2/Fertilize Potted Plants and Tomatoes
I am rapidly becoming a maximalist, more-is-more sort of person when it comes to potted plants at home, as the cover image of this article will show you. Every spring, I snap up a few more terra cotta pots and fill them with whatever I can grow from seed, grab at the store, or pull from the ground. This year, I’ve doubled that delight by embracing a potager philosophy of pots, mixing edibles like herbs and hot peppers in with more decorative plants, so that even a nip out to the porch will furnish me with key elements for a stock or salad. It feels like a revelation and I do not foresee ever turning back. But more pots mean more watering, always keeping in mind that a potted plant’s access to water and nutrients largely depends on you. I always keep a bottle of Neptune’s Harvest organic seaweed fertilizer ready to hand, and you should, too. Once every couple of weeks, give your potted plants some of it, and don’t neglect your tomatoes, either, which want plenty of goodness to set good fruit.

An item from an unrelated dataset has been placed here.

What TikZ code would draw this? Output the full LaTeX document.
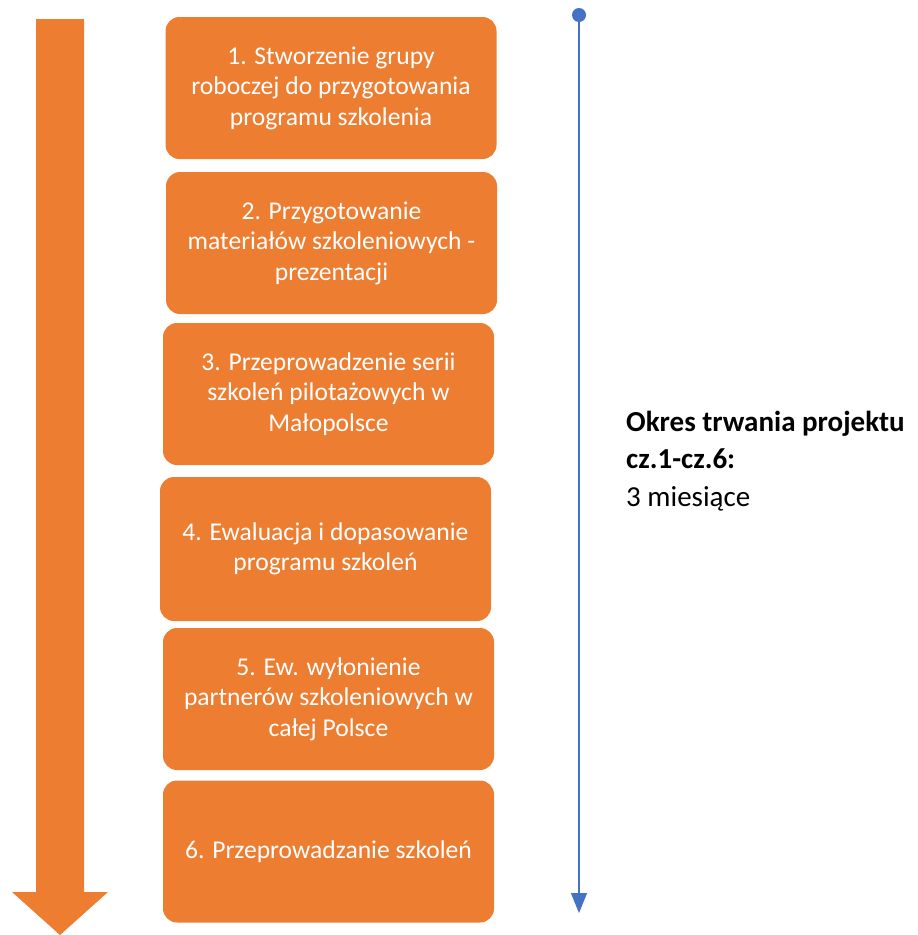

3/ Keep Sowing and Propagating
With the frenzy of April now far behind us, it’s easy to slip into the mindset of tending plants rather than planting them. But we’ve all known the tragedy of coming back from a few days of travel to find that all our salad has bolted, with no hope of finding replacement plugs in the home and garden stores, which, absurdly, are already stripping their shelves in preparation for Halloween. The only insurance is to keep sowing salad crops all year, putting some new seeds in a tray every time you plant out the old ones. Depending on where you are in the country, and whether or not you have cold frames, this is a rhythm you could—and should—maintain all year long, a promise of delicious freshness that not even the fading light can take away.